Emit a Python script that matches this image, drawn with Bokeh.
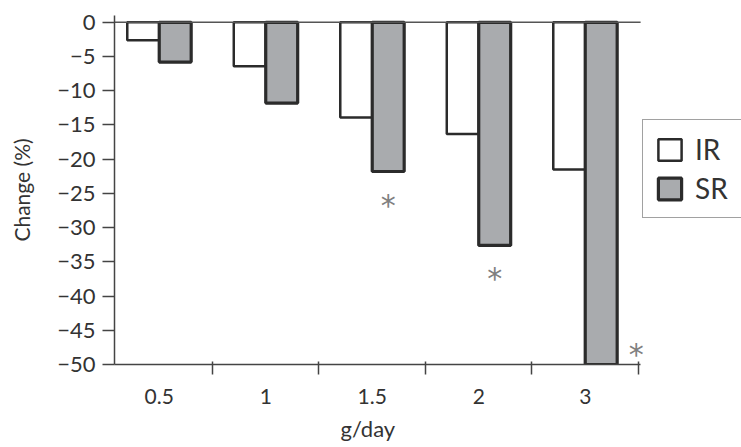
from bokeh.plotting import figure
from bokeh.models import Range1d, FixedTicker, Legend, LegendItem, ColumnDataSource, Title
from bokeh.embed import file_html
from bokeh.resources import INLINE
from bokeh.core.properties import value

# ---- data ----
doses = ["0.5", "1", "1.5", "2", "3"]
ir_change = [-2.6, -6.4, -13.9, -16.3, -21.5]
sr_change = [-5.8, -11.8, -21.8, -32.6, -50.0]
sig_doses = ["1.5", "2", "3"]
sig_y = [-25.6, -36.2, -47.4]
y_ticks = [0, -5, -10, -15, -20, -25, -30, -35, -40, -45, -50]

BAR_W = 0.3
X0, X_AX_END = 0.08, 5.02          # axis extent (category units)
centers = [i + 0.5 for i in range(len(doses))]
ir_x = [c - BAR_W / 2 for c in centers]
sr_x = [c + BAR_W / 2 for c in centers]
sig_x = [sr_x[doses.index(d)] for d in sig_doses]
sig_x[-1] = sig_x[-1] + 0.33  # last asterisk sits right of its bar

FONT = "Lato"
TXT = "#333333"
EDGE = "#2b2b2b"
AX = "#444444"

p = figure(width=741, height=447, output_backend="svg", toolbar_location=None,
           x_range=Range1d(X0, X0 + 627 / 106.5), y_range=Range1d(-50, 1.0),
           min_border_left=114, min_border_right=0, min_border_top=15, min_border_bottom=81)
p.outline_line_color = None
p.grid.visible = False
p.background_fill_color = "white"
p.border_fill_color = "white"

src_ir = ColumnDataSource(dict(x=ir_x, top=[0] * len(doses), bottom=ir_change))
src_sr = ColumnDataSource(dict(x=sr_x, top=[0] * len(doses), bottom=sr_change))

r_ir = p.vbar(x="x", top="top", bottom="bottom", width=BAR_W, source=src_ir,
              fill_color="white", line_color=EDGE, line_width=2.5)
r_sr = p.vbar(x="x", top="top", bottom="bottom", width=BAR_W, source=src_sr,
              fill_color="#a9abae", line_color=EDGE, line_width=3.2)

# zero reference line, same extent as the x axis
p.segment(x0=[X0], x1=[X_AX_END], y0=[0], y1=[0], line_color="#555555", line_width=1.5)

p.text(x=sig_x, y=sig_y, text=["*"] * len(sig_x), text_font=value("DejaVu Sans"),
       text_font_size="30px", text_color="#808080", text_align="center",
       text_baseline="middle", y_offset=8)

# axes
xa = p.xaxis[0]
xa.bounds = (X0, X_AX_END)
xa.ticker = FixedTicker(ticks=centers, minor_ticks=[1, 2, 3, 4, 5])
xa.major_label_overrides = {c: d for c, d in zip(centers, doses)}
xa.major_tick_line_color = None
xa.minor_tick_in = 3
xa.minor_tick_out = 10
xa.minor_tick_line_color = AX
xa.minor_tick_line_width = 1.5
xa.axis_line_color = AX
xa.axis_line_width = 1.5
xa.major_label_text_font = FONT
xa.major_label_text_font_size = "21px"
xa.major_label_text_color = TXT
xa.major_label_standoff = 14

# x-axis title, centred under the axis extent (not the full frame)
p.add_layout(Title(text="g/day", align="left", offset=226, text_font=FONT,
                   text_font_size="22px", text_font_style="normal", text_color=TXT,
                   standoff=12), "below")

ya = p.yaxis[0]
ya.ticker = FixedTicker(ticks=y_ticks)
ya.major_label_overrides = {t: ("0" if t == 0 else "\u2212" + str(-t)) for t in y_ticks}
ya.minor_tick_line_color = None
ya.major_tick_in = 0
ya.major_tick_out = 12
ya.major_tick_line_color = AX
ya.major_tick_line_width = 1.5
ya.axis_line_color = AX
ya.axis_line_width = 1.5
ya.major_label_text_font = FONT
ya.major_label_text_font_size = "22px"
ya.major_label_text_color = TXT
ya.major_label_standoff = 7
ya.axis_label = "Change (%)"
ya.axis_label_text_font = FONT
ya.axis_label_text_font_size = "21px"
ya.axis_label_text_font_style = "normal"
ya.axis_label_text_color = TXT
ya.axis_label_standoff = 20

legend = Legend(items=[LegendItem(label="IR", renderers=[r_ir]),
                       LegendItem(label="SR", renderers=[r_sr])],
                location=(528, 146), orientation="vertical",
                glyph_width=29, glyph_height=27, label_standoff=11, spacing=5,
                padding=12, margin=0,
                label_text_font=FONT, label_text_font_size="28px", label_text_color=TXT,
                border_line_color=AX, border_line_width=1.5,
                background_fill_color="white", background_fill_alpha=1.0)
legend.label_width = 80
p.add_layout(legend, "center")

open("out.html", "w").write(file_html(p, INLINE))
__________________________________________________
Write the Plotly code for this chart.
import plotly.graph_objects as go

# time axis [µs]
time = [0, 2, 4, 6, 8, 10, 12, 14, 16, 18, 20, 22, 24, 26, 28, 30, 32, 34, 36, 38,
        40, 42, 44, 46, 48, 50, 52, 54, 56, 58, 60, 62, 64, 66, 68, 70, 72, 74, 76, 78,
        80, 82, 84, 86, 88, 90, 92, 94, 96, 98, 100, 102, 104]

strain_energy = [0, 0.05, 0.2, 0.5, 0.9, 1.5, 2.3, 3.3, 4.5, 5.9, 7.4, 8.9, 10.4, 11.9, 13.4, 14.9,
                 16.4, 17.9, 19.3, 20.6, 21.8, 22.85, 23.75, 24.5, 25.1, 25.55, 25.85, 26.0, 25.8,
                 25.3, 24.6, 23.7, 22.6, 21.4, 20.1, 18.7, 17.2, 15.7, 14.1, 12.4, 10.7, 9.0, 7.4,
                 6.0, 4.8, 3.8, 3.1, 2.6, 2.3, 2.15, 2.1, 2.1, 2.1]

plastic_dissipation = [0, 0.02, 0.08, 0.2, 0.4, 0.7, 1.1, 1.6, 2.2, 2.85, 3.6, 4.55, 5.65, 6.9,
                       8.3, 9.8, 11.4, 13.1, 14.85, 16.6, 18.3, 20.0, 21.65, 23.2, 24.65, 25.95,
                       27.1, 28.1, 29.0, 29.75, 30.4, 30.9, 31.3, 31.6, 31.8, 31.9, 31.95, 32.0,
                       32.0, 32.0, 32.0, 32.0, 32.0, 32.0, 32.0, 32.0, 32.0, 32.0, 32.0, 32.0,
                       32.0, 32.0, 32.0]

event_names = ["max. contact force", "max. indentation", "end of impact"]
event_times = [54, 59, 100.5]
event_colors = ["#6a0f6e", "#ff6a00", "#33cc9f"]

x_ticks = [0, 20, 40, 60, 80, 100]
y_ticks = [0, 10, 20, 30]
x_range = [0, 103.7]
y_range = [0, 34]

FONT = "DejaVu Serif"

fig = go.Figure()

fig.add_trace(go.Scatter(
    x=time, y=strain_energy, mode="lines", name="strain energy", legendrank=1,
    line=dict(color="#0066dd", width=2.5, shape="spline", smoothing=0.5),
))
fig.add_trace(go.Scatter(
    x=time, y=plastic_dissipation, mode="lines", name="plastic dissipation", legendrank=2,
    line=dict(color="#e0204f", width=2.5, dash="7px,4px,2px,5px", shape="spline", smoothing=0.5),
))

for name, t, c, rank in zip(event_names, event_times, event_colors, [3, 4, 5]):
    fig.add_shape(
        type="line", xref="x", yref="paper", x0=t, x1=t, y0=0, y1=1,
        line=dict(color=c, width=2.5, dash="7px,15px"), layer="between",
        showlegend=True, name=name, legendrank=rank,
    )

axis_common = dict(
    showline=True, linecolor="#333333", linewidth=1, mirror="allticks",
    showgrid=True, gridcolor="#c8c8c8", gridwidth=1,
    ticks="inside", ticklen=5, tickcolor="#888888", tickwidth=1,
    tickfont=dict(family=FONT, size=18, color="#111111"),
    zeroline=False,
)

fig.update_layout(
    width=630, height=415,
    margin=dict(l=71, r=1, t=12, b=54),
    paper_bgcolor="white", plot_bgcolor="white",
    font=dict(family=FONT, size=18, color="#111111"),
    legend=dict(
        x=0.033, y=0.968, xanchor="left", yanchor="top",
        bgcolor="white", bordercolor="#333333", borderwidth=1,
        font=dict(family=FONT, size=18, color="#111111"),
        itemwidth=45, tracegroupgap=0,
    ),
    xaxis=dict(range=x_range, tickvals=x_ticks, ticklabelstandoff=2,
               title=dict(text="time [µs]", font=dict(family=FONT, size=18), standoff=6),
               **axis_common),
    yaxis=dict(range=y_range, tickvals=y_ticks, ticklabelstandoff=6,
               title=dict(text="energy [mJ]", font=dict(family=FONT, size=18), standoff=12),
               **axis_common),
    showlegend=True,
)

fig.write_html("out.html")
__________________________________________________
Copy only the lines above from the one containing "Emit a Python" through the one containing "from bokeh.core.properties import value", both included. Leave out the pictures.

Emit a Python script that matches this image, drawn with Bokeh.
from bokeh.plotting import figure
from bokeh.models import Range1d, FixedTicker, Legend, LegendItem, ColumnDataSource, Title
from bokeh.embed import file_html
from bokeh.resources import INLINE
from bokeh.core.properties import value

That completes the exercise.